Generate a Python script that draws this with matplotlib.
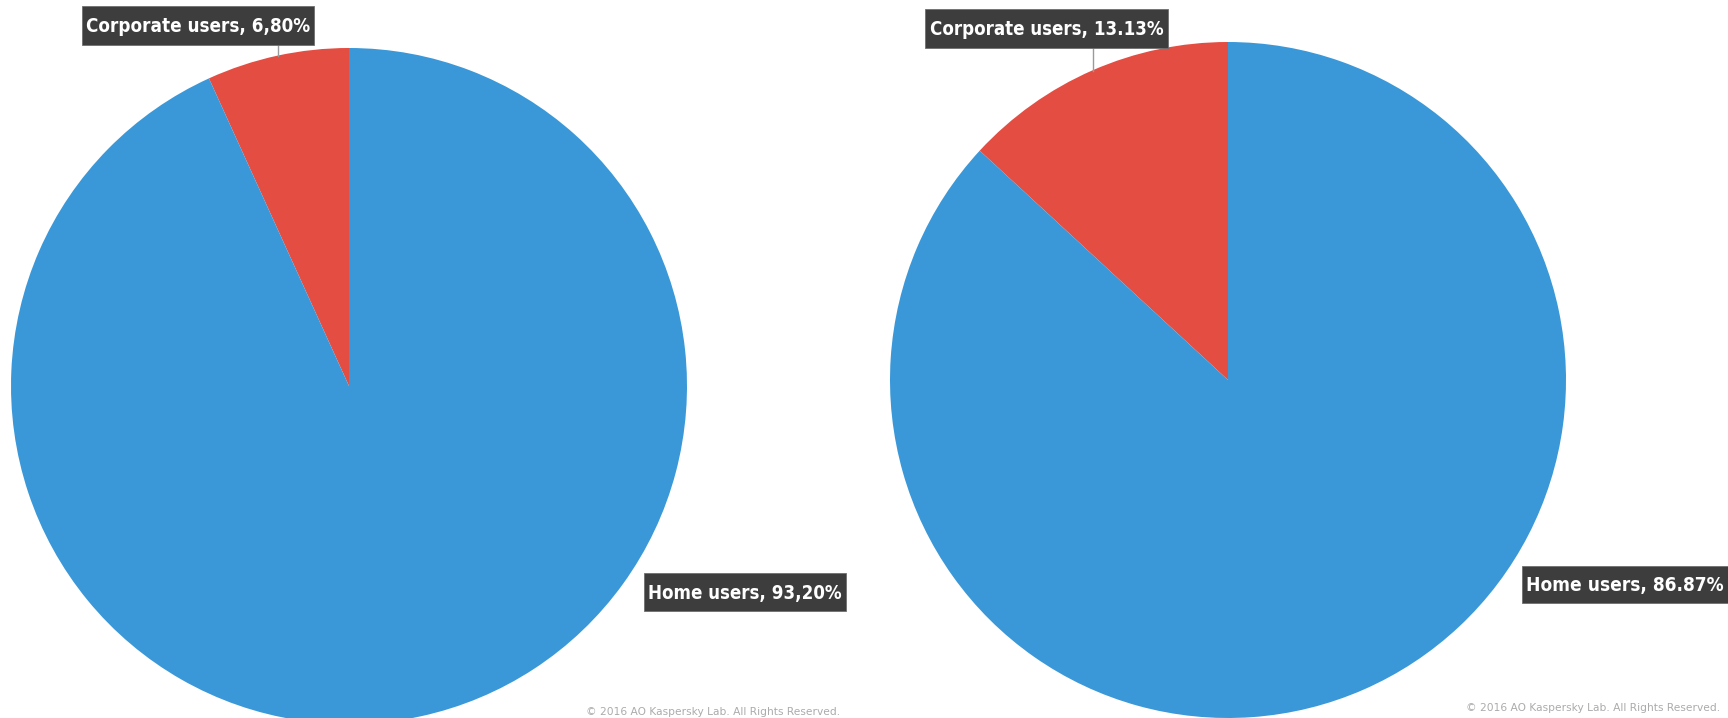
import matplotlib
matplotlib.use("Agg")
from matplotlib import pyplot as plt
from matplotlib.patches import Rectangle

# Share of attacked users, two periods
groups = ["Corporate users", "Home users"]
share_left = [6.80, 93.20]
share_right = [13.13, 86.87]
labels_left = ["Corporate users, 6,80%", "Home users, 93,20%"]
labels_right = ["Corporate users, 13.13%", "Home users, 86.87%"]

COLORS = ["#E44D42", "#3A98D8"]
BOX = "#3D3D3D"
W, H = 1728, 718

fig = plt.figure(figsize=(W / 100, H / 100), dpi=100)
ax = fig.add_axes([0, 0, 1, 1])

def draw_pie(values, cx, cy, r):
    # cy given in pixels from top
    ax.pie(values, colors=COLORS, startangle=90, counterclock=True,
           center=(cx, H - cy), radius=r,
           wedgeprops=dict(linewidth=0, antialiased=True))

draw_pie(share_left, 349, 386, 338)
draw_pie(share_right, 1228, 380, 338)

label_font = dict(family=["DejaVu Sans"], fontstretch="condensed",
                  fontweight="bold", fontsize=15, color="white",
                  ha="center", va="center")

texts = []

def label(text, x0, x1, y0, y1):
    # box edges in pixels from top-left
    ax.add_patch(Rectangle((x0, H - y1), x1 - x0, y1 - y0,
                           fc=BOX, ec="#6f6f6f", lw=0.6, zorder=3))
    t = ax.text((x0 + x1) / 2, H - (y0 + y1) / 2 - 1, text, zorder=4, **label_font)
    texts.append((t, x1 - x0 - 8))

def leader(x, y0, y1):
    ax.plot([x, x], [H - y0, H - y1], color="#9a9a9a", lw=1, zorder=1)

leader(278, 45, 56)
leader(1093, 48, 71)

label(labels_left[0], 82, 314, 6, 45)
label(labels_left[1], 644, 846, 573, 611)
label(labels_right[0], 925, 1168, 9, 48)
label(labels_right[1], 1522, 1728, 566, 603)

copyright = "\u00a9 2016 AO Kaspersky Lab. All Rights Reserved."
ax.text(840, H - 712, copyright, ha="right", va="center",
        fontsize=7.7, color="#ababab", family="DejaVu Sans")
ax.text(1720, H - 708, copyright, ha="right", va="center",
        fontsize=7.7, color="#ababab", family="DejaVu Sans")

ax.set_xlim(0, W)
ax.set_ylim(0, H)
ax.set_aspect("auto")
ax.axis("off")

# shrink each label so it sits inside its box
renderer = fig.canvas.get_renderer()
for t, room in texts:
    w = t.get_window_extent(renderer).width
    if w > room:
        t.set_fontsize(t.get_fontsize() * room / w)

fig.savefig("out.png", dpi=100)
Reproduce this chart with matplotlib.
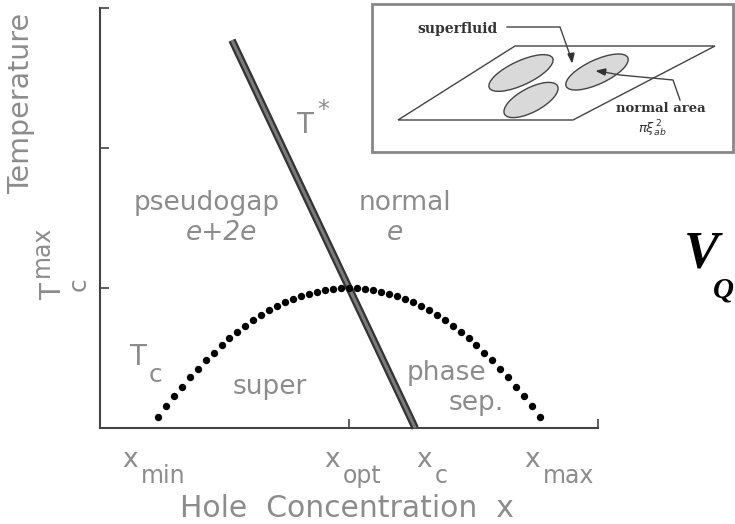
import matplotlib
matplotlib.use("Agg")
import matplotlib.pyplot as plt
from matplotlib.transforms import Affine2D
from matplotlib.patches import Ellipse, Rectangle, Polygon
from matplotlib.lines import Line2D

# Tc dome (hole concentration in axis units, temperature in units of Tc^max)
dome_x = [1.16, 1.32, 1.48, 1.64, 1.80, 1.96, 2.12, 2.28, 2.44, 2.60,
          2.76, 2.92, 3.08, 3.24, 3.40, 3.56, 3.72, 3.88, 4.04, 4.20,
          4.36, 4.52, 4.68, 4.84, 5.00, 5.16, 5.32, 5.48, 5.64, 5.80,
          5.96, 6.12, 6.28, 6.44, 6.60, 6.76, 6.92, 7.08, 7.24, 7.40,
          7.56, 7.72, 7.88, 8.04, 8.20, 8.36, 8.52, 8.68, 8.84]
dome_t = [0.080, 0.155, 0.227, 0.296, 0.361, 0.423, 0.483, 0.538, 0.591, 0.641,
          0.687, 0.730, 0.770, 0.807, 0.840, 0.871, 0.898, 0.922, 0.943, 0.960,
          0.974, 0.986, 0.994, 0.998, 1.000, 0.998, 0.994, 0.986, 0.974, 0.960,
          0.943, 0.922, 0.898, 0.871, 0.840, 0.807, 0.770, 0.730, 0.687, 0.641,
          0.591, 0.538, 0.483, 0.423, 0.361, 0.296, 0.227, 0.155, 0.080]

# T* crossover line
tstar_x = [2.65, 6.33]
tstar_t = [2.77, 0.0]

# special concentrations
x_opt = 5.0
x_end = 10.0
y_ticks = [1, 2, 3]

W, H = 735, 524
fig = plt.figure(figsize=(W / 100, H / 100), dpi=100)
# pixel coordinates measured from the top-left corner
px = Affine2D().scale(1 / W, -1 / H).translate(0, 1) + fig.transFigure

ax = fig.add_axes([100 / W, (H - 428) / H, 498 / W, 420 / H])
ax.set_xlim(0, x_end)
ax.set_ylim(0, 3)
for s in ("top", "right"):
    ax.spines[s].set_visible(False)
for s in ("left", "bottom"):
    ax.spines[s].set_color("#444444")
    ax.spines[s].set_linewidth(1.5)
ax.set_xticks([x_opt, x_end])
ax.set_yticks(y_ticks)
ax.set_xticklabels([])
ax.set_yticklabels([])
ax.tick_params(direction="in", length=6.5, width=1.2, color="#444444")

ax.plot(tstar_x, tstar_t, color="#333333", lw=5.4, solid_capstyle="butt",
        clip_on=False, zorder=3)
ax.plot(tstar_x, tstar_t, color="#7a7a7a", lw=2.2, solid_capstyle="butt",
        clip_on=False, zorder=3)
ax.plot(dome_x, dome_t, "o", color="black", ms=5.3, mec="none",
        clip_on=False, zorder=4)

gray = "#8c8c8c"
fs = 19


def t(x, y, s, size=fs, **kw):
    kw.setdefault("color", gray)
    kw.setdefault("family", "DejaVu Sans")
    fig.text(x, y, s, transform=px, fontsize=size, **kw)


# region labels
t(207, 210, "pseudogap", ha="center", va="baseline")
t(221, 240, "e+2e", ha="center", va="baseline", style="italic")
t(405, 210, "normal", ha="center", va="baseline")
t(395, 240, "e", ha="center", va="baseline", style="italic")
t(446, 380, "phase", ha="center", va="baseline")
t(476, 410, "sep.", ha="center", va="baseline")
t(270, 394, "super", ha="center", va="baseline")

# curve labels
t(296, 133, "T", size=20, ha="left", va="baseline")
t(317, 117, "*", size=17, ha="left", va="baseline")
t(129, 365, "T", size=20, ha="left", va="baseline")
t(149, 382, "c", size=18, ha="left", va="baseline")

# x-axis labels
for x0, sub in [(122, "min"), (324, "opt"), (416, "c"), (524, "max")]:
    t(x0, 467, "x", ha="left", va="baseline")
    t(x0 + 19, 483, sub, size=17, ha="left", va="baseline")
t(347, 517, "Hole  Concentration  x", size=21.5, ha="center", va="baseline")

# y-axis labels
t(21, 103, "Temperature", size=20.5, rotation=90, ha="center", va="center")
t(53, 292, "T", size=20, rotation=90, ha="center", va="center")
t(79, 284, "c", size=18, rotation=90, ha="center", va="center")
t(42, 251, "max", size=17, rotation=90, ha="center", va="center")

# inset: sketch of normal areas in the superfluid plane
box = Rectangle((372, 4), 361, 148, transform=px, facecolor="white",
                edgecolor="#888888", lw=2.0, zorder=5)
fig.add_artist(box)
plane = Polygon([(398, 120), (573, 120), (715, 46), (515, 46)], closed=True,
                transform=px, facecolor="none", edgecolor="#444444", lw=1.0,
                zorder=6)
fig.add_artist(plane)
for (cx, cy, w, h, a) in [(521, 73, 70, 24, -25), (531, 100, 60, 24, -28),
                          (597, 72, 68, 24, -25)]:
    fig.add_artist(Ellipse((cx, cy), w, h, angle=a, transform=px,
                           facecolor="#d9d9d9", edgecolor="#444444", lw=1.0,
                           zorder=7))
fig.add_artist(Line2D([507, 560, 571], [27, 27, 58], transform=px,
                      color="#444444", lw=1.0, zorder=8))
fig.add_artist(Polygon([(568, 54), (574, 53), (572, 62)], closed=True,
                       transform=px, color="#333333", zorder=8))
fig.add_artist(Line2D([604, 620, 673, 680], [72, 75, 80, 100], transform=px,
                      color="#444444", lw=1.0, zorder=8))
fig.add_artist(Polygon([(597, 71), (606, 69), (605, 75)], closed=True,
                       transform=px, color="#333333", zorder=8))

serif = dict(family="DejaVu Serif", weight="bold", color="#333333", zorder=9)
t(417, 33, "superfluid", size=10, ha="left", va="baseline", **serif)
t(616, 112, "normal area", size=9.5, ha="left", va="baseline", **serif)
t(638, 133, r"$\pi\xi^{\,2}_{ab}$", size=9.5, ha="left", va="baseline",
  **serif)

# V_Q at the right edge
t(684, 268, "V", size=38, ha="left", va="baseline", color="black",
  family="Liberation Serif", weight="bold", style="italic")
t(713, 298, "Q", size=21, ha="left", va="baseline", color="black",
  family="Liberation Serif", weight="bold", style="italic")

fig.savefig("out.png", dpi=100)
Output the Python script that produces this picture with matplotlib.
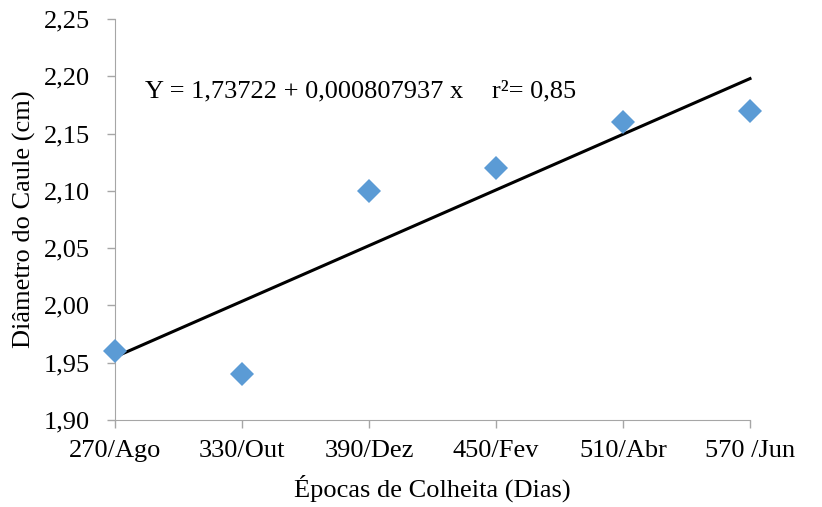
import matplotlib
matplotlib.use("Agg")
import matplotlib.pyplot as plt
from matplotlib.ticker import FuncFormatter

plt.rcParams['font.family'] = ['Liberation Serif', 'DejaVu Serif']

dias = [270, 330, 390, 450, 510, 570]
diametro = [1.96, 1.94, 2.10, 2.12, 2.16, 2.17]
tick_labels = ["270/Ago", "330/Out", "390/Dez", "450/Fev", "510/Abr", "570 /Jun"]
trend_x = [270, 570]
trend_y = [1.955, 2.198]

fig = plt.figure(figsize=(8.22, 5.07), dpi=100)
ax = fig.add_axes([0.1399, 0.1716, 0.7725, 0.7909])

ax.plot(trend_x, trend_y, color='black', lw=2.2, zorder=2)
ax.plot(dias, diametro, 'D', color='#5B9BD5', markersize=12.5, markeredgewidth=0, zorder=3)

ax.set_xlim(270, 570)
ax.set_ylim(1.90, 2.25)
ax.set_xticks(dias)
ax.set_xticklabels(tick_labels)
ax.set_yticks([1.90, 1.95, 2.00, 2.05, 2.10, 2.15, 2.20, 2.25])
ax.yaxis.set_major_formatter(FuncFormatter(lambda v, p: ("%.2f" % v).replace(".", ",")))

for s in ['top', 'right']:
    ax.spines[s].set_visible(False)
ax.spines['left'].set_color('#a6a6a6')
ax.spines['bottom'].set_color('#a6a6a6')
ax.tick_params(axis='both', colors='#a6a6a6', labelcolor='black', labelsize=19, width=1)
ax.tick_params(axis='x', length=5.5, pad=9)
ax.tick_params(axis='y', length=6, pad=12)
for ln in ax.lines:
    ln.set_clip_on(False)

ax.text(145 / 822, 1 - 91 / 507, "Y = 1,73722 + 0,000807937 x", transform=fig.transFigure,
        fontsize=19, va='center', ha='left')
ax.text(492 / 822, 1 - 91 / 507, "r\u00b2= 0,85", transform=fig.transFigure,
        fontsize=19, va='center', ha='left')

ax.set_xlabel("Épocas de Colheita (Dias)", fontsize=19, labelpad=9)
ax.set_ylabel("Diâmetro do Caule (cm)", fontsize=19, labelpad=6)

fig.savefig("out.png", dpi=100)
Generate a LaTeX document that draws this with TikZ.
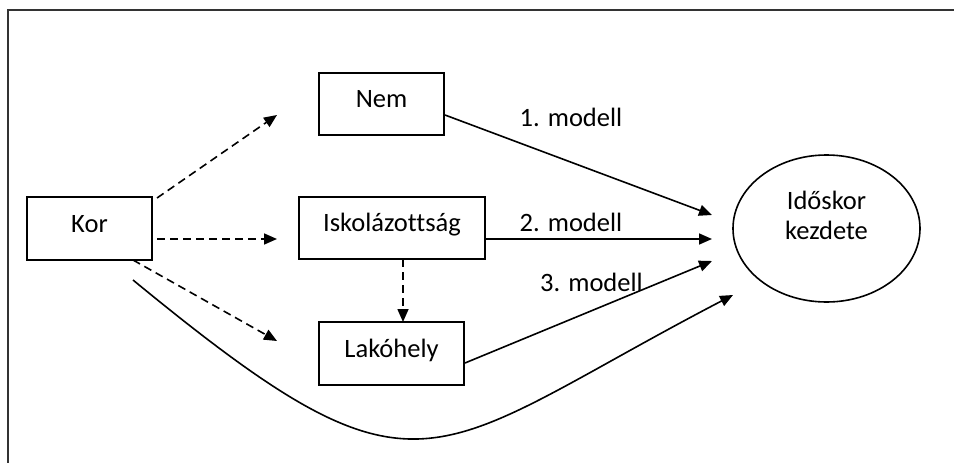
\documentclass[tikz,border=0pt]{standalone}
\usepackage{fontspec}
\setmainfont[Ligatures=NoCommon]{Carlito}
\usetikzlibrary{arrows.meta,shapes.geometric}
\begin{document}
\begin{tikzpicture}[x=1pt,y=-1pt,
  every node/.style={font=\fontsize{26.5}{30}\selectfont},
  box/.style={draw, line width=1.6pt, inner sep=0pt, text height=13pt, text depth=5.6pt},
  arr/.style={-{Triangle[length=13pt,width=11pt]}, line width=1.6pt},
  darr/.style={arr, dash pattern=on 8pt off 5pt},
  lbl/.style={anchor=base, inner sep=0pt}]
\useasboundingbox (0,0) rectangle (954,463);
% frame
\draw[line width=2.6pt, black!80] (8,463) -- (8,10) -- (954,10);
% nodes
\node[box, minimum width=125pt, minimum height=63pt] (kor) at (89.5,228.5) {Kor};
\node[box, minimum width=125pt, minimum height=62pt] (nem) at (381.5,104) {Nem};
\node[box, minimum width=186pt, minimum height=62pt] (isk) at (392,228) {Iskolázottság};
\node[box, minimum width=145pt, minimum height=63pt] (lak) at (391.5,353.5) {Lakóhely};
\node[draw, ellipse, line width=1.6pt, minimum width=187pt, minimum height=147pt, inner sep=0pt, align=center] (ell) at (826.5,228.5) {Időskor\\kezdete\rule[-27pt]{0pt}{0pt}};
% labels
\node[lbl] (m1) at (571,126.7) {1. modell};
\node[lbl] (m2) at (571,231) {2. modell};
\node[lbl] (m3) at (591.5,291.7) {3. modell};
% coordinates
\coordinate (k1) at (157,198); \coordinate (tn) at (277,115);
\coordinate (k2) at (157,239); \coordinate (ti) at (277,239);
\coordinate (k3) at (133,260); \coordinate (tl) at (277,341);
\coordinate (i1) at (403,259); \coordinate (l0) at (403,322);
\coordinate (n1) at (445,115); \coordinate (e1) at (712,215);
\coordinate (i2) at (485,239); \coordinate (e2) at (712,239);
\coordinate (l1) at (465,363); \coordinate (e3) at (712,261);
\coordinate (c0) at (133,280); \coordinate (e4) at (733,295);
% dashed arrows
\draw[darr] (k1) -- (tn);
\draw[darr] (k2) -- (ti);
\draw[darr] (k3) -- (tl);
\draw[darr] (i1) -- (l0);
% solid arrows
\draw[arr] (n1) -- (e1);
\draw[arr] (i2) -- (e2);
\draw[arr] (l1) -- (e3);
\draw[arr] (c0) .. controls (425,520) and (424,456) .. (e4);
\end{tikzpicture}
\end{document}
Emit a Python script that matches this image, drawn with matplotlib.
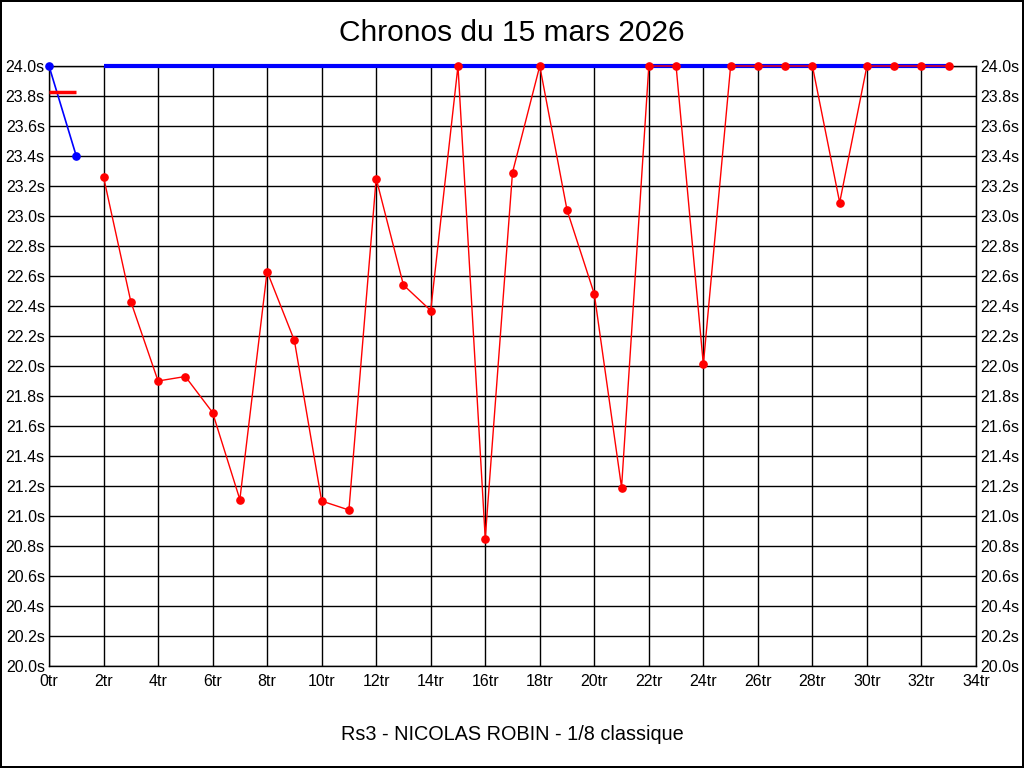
__________
* **Exercise directions**
Wherever a line in the data above holds "script", copy that line.

* **Reply**
Generate a Python script that draws this with matplotlib.
Output the Python script that produces this picture with matplotlib.
Emit a Python script that matches this image, drawn with matplotlib.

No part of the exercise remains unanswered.